USA vs. BRICS

Some very big recent news has gone widely unnoticed.  Saudi Arabia’s Aramco, the richest corporate prize in the world, has announced the possibility of going public.  Saudi Arabia has a $100 billion a year deficit.  Lacking the US’s power of money creation, it’s considerable reserves are eroding rapidly.  They need short-term cash at the expense of tomorrow.

This is very strange.  OPEC can bring back $4 gasoline any time it likes.  Why do they refrain?   Speculators are baffled by this economic suicide.

Aramco CEO Khalid A. Al-Falih shows his delight at the impending IPO.

Also baffling is the USA’s highly aggressive stance toward Russia.  Russia’s population is less than that of Nigeria and not much more than Japan.  Russia has no chance whatsoever to withstand the overwhelming combined might of NATO.   It is not a threat.  Instead Russia joined the WTO and shows every sign of international capitalist cooperation.

A third piece is that Brazil president Dilma Rousseff has been impeached only a year after having been re-elected.

The fourth, biggest piece is Doyle’s dog that didn’t bark.  The BRICS monetary union has disappeared without fanfare.  It seemed like a good move for the nations involved.  Whassup with that?

BRICS leaders in happier days. That’s Dilma Rouseff in the center.

There is no doubt that the United States sees BRICS as a threat to US global hegemony.  There is simply no way in the world that the United States can outproduce, intimidate, or otherwise control a union of Brazil, Russia, India, China, and South Africa, with more members likely to join.   Surely it is doing everything it can to avert such global harmony.  Possibly the ongoing impeachment proceeding against Brazilian president Dilma Rouseff is coincidental, as is the NSA having bugged both her phone and the Petrobras organization that is at the center of the scandal.   But Brazil doesn’t matter much, save as an example.  The dominant partner is China.  What can the United States offer China to induce it to cease its efforts to form a union of unassailable strength?

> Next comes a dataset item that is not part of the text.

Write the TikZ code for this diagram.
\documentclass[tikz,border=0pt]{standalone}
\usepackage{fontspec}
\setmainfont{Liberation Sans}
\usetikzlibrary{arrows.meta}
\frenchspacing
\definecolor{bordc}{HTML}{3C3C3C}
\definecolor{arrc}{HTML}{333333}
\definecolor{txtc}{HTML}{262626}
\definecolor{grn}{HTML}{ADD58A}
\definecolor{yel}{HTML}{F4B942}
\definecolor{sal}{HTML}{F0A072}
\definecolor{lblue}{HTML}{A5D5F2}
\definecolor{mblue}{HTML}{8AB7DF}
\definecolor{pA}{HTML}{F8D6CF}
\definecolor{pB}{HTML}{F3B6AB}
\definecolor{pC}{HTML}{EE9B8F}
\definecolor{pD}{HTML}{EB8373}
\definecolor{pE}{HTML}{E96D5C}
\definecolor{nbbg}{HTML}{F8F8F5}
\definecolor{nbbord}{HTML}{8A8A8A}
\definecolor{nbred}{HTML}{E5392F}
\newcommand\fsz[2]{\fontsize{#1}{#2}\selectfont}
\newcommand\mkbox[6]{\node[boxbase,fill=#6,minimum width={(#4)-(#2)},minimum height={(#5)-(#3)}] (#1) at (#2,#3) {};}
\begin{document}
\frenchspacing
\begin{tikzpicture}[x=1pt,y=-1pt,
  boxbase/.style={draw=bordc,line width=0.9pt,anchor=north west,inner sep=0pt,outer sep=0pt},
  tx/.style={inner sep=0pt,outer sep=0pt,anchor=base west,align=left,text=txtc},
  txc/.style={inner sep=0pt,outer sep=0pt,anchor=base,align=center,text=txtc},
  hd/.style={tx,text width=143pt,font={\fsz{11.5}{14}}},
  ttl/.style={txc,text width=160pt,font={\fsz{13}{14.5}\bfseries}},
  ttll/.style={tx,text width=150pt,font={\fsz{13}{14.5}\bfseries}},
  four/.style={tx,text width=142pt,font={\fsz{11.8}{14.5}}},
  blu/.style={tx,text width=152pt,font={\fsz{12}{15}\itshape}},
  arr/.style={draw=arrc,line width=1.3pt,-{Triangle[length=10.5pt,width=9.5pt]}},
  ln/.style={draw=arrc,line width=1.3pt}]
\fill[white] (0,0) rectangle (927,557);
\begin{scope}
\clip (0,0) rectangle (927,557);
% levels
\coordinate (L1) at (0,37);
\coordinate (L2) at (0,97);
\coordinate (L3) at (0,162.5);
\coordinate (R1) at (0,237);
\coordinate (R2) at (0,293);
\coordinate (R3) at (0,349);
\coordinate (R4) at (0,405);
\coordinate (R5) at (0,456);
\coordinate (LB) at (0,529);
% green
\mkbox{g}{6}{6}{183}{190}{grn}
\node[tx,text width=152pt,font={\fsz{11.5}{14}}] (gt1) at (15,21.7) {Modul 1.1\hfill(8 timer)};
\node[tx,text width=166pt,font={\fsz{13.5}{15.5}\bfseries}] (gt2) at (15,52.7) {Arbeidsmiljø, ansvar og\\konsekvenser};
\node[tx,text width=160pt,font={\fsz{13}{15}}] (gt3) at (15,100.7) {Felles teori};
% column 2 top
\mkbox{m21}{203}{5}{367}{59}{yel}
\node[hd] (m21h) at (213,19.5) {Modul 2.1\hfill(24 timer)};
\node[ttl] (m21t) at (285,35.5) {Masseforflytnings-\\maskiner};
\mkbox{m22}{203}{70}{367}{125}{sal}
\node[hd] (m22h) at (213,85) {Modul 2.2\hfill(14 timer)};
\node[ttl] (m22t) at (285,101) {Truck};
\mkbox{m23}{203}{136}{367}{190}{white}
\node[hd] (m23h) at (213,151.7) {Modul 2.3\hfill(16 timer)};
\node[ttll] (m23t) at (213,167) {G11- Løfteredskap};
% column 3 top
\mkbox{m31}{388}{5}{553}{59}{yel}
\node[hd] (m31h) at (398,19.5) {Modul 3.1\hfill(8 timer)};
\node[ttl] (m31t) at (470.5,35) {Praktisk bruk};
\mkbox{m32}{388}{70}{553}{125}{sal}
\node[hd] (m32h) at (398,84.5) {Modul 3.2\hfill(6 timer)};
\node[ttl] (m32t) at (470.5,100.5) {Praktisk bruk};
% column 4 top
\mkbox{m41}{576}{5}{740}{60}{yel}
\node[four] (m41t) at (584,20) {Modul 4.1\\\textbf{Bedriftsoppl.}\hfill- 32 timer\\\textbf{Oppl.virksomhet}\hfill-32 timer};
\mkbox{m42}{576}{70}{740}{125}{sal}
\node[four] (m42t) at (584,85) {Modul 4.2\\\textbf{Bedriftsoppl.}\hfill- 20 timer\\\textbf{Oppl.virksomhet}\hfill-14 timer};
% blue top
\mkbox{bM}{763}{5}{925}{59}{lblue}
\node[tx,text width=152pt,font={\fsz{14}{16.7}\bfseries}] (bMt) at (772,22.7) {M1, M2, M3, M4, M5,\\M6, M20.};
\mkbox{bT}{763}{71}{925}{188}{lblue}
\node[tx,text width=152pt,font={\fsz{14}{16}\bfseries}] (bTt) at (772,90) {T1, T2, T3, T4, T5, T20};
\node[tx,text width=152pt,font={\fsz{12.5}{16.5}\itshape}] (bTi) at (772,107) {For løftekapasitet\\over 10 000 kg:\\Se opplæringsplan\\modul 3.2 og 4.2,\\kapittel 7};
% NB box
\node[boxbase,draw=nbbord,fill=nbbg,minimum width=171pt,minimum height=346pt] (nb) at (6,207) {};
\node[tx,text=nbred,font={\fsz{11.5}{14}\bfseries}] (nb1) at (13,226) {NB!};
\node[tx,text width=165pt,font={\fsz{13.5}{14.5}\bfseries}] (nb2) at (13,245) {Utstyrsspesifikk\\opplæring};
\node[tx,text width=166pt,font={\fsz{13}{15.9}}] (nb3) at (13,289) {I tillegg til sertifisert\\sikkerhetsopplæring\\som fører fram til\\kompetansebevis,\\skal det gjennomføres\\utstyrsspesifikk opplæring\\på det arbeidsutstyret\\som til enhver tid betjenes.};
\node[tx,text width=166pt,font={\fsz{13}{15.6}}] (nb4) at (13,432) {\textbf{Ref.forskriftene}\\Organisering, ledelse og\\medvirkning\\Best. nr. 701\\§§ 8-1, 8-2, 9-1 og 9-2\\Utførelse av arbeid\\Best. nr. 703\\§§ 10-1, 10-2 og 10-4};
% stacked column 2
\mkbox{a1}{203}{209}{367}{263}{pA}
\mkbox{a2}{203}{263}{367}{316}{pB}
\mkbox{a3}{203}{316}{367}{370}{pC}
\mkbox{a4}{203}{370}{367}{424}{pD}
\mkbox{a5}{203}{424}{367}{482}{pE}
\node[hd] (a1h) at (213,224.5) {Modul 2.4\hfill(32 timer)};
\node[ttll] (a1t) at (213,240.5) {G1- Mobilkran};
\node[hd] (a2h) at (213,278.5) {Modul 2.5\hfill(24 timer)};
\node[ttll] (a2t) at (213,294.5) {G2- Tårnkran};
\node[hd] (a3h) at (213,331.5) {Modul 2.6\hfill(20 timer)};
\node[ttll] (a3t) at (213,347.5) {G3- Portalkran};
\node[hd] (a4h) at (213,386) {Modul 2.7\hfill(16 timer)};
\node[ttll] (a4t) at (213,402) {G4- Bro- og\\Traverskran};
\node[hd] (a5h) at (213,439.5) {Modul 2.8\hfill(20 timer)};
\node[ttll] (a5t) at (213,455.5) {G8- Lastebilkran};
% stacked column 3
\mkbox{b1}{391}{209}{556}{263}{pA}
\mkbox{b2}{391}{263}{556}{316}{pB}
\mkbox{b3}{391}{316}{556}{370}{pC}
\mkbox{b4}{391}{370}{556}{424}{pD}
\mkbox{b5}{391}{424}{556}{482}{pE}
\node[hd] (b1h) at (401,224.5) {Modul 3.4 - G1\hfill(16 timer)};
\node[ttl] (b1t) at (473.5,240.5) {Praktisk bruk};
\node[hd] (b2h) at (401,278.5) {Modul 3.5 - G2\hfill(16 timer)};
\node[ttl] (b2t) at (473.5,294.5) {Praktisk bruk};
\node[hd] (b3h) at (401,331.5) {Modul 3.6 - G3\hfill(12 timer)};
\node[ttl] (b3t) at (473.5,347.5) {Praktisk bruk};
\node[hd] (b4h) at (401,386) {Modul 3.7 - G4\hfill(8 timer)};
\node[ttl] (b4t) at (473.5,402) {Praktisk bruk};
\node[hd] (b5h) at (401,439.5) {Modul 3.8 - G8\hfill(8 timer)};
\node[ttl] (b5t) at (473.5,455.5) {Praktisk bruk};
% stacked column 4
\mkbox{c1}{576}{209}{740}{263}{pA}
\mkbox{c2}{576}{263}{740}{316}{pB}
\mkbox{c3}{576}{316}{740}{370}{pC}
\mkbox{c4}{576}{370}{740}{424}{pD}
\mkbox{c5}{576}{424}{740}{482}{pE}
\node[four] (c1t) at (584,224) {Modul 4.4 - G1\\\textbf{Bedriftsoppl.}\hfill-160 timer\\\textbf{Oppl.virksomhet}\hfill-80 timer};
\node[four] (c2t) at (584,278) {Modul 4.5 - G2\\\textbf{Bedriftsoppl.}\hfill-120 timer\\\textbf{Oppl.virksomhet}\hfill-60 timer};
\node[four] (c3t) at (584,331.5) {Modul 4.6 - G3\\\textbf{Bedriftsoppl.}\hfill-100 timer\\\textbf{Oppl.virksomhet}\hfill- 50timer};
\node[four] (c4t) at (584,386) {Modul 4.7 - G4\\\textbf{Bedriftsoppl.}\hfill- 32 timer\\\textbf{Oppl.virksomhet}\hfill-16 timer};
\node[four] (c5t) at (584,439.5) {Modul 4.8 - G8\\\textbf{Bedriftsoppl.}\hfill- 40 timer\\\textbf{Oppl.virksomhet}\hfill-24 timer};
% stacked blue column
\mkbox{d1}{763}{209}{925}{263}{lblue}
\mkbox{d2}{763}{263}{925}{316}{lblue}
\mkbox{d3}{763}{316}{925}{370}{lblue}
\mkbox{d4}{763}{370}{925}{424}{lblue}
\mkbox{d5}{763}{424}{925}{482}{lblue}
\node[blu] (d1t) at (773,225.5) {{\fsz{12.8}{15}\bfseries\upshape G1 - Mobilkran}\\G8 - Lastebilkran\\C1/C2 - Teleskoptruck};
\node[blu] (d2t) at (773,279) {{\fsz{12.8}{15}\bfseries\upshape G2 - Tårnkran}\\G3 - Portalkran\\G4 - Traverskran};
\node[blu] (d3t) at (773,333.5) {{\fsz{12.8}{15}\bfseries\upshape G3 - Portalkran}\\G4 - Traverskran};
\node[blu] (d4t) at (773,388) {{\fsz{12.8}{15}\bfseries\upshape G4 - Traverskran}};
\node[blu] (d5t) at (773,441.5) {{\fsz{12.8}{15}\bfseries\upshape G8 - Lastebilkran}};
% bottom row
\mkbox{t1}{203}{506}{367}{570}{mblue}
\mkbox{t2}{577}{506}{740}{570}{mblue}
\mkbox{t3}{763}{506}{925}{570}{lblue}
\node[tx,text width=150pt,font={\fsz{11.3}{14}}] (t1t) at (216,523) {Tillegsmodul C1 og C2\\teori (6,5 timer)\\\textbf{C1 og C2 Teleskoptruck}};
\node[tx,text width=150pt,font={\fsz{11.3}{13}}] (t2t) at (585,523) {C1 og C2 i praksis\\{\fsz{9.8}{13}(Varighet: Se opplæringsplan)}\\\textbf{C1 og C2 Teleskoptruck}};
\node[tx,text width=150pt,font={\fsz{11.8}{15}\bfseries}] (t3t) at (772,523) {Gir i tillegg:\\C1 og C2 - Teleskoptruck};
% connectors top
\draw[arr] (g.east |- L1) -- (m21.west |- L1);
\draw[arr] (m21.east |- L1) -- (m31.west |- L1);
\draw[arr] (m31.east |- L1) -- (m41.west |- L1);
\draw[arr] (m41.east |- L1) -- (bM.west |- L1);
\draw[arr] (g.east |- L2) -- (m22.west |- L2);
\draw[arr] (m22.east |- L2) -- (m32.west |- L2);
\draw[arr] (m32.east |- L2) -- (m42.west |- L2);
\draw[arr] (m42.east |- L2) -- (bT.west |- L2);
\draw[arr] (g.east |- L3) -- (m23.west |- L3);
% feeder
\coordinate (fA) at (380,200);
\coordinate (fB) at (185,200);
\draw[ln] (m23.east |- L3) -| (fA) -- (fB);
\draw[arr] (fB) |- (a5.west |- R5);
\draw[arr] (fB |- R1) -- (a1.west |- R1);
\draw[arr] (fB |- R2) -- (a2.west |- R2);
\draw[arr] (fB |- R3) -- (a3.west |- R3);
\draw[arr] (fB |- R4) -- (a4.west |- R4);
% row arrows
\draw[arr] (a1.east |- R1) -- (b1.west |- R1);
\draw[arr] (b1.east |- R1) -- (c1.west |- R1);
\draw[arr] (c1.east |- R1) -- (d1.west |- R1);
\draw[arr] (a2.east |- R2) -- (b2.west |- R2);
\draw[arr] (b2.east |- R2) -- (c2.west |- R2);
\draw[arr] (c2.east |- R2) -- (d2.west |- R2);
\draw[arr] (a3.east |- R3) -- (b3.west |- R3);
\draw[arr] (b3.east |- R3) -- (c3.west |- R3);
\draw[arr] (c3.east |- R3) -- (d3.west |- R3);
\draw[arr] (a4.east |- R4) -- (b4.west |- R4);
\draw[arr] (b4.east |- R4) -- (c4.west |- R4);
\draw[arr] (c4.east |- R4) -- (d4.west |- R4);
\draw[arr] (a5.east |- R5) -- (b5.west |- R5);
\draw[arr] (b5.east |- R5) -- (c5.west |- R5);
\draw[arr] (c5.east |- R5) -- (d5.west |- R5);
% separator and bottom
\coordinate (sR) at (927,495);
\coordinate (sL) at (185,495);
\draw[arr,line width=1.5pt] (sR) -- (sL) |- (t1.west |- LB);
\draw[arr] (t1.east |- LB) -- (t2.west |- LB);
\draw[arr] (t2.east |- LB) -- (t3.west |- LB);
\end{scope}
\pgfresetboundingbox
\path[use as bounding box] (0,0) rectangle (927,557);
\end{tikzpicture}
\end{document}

Cheap oil, that’s what.  China’s credit binge has left it vulnerable to a crash when all those payments on empty office buildings come due.  It needs cheap oil to cushion the fall.  So that was the deal.  The US throws Saudi Arabia under the bus to break up BRICS.  The House of Saud is kept in line by a threat of withdrawal of US military support.  This would most likely lead to the overthrow of Saud by other tribes waiting for their turn.  The US does not care which face the oil wears, as long as the hand signs the right contracts.  Indeed, Wall Street is surely orgasmic at the thought of getting its hands on Aramco.  As a bonus, the European Union is delighted by years of dirt-cheap oil.

This is a very short-sighted program.  China lets the US alienate the Saudis and gets cheap oil.  China can back out of the deal at any time and restart the BRICS program from a stronger position.  China can even make a bid for newly public Aramco.  That’s what I’d do if I were them.  In short, the US strategy seems guaranteed to backfire.